On matters of economics as well as war and peace, the EU's attributes no longer serve it well in the hardball politics of today.

- Jonathan Eyal

A fading Europe struggles to be heard in new world order

Germany is the European Union's biggest economy and China's most important EU trading partner. So, when a senior German politician visits China, he can expect the red-carpet treatment.

No longer. When Mr Johann Wadephul, Germany's foreign minister, recently tried to arrange a visit to China, he was told that, apart from a single encounter with Chinese Foreign Minister Wang Yi, nobody of importance in Beijing was available to meet him.

"The trip cannot take place at this time," a German Foreign Ministry spokesman said on Oct 24, shelving the visit that was to have started this week.

When asked about Beijing's tepid response, a Chinese Foreign Ministry spokesman delivered a boilerplate response about both sides having to treat each other as equals for "win-win results".

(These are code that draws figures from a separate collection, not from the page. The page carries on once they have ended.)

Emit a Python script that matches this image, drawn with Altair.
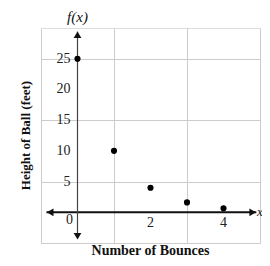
import altair as alt
import pandas as pd

bounces = [0, 1, 2, 3, 4]
heights = [25, 10, 4, 1.6, 0.64]
y_tick_vals = [5, 10, 15, 20, 25]
x_tick_vals = [2, 4]
x_grid = [-1, 0, 1, 2, 3, 4, 5]
y_grid = [-5, 0, 5, 10, 15, 20, 25, 30]

FONT = "Liberation Serif"
W, H = 219, 215

xs = alt.Scale(domain=[-1, 5], nice=False, zero=False)
ys = alt.Scale(domain=[-5, 30], nice=False, zero=False)

pts_df = pd.DataFrame({"x": bounces, "y": heights})

base_x = alt.X("x:Q", scale=xs,
               axis=alt.Axis(values=x_grid, grid=True, gridColor="#cccccc", gridWidth=1,
                             labels=False, ticks=False, domain=False, title=None))
base_y = alt.Y("y:Q", scale=ys,
               axis=alt.Axis(values=y_grid, grid=True, gridColor="#cccccc", gridWidth=1,
                             labels=False, ticks=False, domain=False, title=None))

grid_layer = alt.Chart(pts_df).mark_point(opacity=0).encode(x=base_x, y=base_y)

# axis lines
xaxis_df = pd.DataFrame({"x": [-0.85], "x2": [4.9], "y": [0]})
yaxis_df = pd.DataFrame({"x": [0], "y": [-4.2], "y2": [29.4]})
xaxis = alt.Chart(xaxis_df).mark_rule(color="#111111", strokeWidth=2).encode(
    x=alt.X("x:Q", scale=xs), x2="x2:Q", y=alt.Y("y:Q", scale=ys))
yaxis = alt.Chart(yaxis_df).mark_rule(color="#444444", strokeWidth=1.2).encode(
    x=alt.X("x:Q", scale=xs), y=alt.Y("y:Q", scale=ys), y2="y2:Q")

arrow_df = pd.DataFrame({
    "x": [0, 0, -0.75, 4.8],
    "y": [28.9, -3.9, 0, 0],
    "shape": ["triangle-up", "triangle-down", "triangle-left", "triangle-right"],
})
arrows = alt.Chart(arrow_df).mark_point(filled=True, color="#111111", opacity=1, size=60).encode(
    x=alt.X("x:Q", scale=xs), y=alt.Y("y:Q", scale=ys),
    shape=alt.Shape("shape:N", scale=None, legend=None))

points = alt.Chart(pts_df).mark_circle(color="#000000", size=38, opacity=1).encode(
    x=alt.X("x:Q", scale=xs), y=alt.Y("y:Q", scale=ys))

ylab_df = pd.DataFrame({"x": [0] * len(y_tick_vals), "y": y_tick_vals,
                        "t": [str(v) for v in y_tick_vals]})
ylabs = alt.Chart(ylab_df).mark_text(font=FONT, fontSize=14, color="#222222",
                                     align="right", baseline="middle", dx=-7).encode(
    x=alt.X("x:Q", scale=xs), y=alt.Y("y:Q", scale=ys), text="t:N")

xlab_df = pd.DataFrame({"x": x_tick_vals, "y": [0] * len(x_tick_vals),
                        "t": [str(v) for v in x_tick_vals]})
xlabs = alt.Chart(xlab_df).mark_text(font=FONT, fontSize=14, color="#222222",
                                     align="center", baseline="middle", dy=11).encode(
    x=alt.X("x:Q", scale=xs), y=alt.Y("y:Q", scale=ys), text="t:N")

zero_df = pd.DataFrame({"x": [0], "y": [0], "t": ["0"]})
zerolab = alt.Chart(zero_df).mark_text(font=FONT, fontSize=14, color="#222222",
                                       align="center", baseline="middle", dx=-8, dy=8).encode(
    x=alt.X("x:Q", scale=xs), y=alt.Y("y:Q", scale=ys), text="t:N")

fx_df = pd.DataFrame({"x": [0], "t": ["f(x)"]})
fx = alt.Chart(fx_df).mark_text(font=FONT, fontSize=15, fontStyle="italic", color="#111111",
                                align="center", baseline="middle").encode(
    x=alt.X("x:Q", scale=xs), y=alt.value(-11), text="t:N")

xname_df = pd.DataFrame({"y": [0], "t": ["x"]})
xname = alt.Chart(xname_df).mark_text(font=FONT, fontSize=13, fontStyle="italic", color="#111111",
                                      align="left", baseline="middle", dx=-3).encode(
    x=alt.value(W), y=alt.Y("y:Q", scale=ys), text="t:N")

xt_df = pd.DataFrame({"x": [2], "t": ["Number of Bounces"]})
xtitle = alt.Chart(xt_df).mark_text(font=FONT, fontSize=14, fontWeight="bold", color="#111111",
                                    align="center", baseline="middle").encode(
    x=alt.X("x:Q", scale=xs), y=alt.value(H + 8), text="t:N")

yt_df = pd.DataFrame({"y": [12.5], "t": ["Height of Ball (feet)"]})
ytitle = alt.Chart(yt_df).mark_text(font=FONT, fontSize=13, fontWeight="bold", color="#111111",
                                    align="center", baseline="middle", angle=270).encode(
    x=alt.value(-15), y=alt.Y("y:Q", scale=ys), text="t:N")

chart = alt.layer(grid_layer, xaxis, yaxis, arrows, points, ylabs, xlabs, zerolab,
                  fx, xname, xtitle, ytitle).properties(
    width=W, height=H,
    autosize=alt.AutoSizeParams(type="none"),
    padding={"left": 33, "top": 20, "right": 2, "bottom": 15},
).configure_view(stroke=None).configure(background="white")

chart.save("out.html", embed_options={"renderer": "svg", "actions": False})
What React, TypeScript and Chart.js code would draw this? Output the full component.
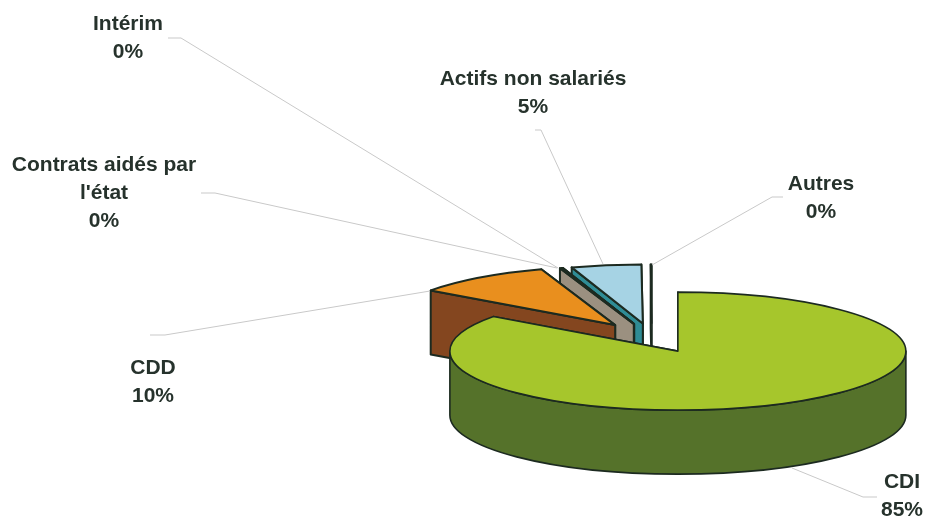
import React, { useEffect, useRef } from "react";
import { Chart, registerables } from "chart.js";

Chart.register(...registerables);

const categories = ["CDI", "CDD", "Contrats aidés par l'état", "Intérim", "Actifs non salariés", "Autres"];
const shares = [85.0, 9.75, 0.15, 0.05, 4.95, 0.1];
const topColors = ["#a6c62c", "#e98f1e", "#8f8f80", "#3a6f75", "#a6d3e4", "#ffffff"];
const sideColors = ["#55722a", "#84461f", "#9b9080", "#2f8c95", "#2f8c95", "#ffffff"];
const explode = [57, 62, 57, 57, 57, 57];

// Label layout: category index, text lines' centre x and first line middle y; leader polyline.
const labelLayout = [
  { index: 3, lines: ["Intérim"], x: 128, y: 24.5, leader: [[168, 38], [181, 38], [558, 268]] },
  { index: 4, lines: ["Actifs non salariés"], x: 533, y: 79, leader: [[535, 130], [541, 130], [603, 264]] },
  { index: 2, lines: ["Contrats aidés par", "l'état"], x: 104, y: 165.5, leader: [[201, 193], [215, 193], [557, 268]] },
  { index: 5, lines: ["Autres"], x: 821, y: 184, leader: [[783, 197], [772, 197], [652, 265]] },
  { index: 1, lines: ["CDD"], x: 153, y: 368, leader: [[150, 335], [165, 335], [430, 291]] },
  { index: 0, lines: ["CDI"], x: 902, y: 482, leader: [[792, 468], [863, 497], [877, 497]] },
];

const PIE_CENTER = { x: 652, y: 338 };
const SQUASH = 59 / 228;
const DEPTH = 64;
const OUTLINE = "#1c2a20";
const LINE_WIDTHS = [1.6, 2, 2, 2, 2, 1.4];

const pie3d = {
  id: "pie3d",
  beforeDatasetsDraw(chart: any) {
    const { ctx } = chart;
    const meta = chart.getDatasetMeta(0);
    ctx.save();
    ctx.lineJoin = "round";
    ctx.strokeStyle = OUTLINE;
    // Back-most slices first, the large front slice last.
    for (let i = meta.data.length - 1; i >= 0; i--) {
      const el = meta.data[i];
      const { startAngle: a0, endAngle: a1, outerRadius: rx } = el;
      const ry = rx * SQUASH;
      const off = el.options.offset || 0;
      const mid = (a0 + a1) / 2;
      const cx = PIE_CENTER.x + Math.cos(mid) * off;
      const cy = PIE_CENTER.y + Math.sin(mid) * off * SQUASH;
      const px = (a: number) => cx + rx * Math.cos(a);
      const py = (a: number) => cy + ry * Math.sin(a);
      ctx.lineWidth = LINE_WIDTHS[i];
      ctx.fillStyle = sideColors[i];
      // Cut faces: the hidden one first, the one facing the viewer last.
      for (const a of [a1, a0]) {
        ctx.beginPath();
        ctx.moveTo(cx, cy);
        ctx.lineTo(px(a), py(a));
        ctx.lineTo(px(a), py(a) + DEPTH);
        ctx.lineTo(cx, cy + DEPTH);
        ctx.closePath();
        ctx.fill();
        ctx.stroke();
      }
      // Outer wall, front half only
      const f0 = Math.max(a0, 0);
      const f1 = Math.min(a1, Math.PI);
      if (f1 > f0) {
        ctx.beginPath();
        ctx.ellipse(cx, cy, rx, ry, 0, f0, f1);
        ctx.lineTo(px(f1), py(f1) + DEPTH);
        ctx.ellipse(cx, cy + DEPTH, rx, ry, 0, f1, f0, true);
        ctx.closePath();
        ctx.fill();
        ctx.stroke();
      }
      // Top face
      ctx.fillStyle = el.options.backgroundColor;
      ctx.beginPath();
      ctx.moveTo(cx, cy);
      ctx.ellipse(cx, cy, rx, ry, 0, a0, a1);
      ctx.closePath();
      ctx.fill();
      ctx.stroke();
    }
    ctx.restore();
    return false;
  },
  afterDraw(chart: any) {
    const { ctx } = chart;
    const values = chart.data.datasets[0].data as number[];
    const total = values.reduce((s, v) => s + v, 0);
    ctx.save();
    ctx.strokeStyle = "#c9c9c9";
    ctx.lineWidth = 1;
    for (const item of labelLayout) {
      ctx.beginPath();
      item.leader.forEach(([px, py], k) => (k ? ctx.lineTo(px, py) : ctx.moveTo(px, py)));
      ctx.stroke();
    }
    ctx.fillStyle = "#26322c";
    ctx.font = "bold 21px 'Liberation Sans', Arial, sans-serif";
    ctx.textAlign = "center";
    ctx.textBaseline = "middle";
    for (const item of labelLayout) {
      const pct = Math.round((values[item.index] / total) * 100) + "%";
      [...item.lines, pct].forEach((t, k) => ctx.fillText(t, item.x, item.y + k * 27.8));
    }
    ctx.restore();
  },
};

export default function App() {
  const ref = useRef<HTMLCanvasElement>(null);
  useEffect(() => {
    const chart = new Chart(ref.current as HTMLCanvasElement, {
      type: "pie",
      data: {
        labels: categories,
        datasets: [{ data: shares, backgroundColor: topColors, offset: explode, radius: 228, borderWidth: 0 }],
      },
      options: {
        animation: false,
        responsive: false,
        plugins: { legend: { display: false }, tooltip: { enabled: false } },
      } as any,
      plugins: [pie3d as any],
    });
    return () => chart.destroy();
  }, []);
  return (
    <div style={{ position: "absolute", left: 0, top: 0, width: 925, height: 518, background: "#fff" }}>
      <canvas ref={ref} width={925} height={518} style={{ display: "block" }} />
    </div>
  );
}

Nor is this the only sign of the times. After warning for months that the EU would retaliate against US President Donald Trump's tariffs, European Commission President Ursula von der Leyen meekly accepted in July a trade deal that set a 15 per cent tariff on most EU exports, a rate about nine times higher than that prior to Mr Trump's return to office in January.

The terms of the deal had then French Prime Minister Francois Bayrou railing against it as a cave-in and a "dark day" for Europe, while a European lawmaker lamented that European strategic autonomy had been buried "under a golf course".

It did not escape notice that the venue of the deal was in Britain, an ironic choice given Brexit. But that was where Mr Trump had his golf resort, and the meeting with Dr von der Leyen came after he finished a round of golf first with his son.

On the security front, if Russian President Vladimir Putin will one day agree to stop his military invasion of Ukraine, that will come as part of a deal concluded with the US President, above the heads of Europe. The Europeans may not even be consulted about their fate.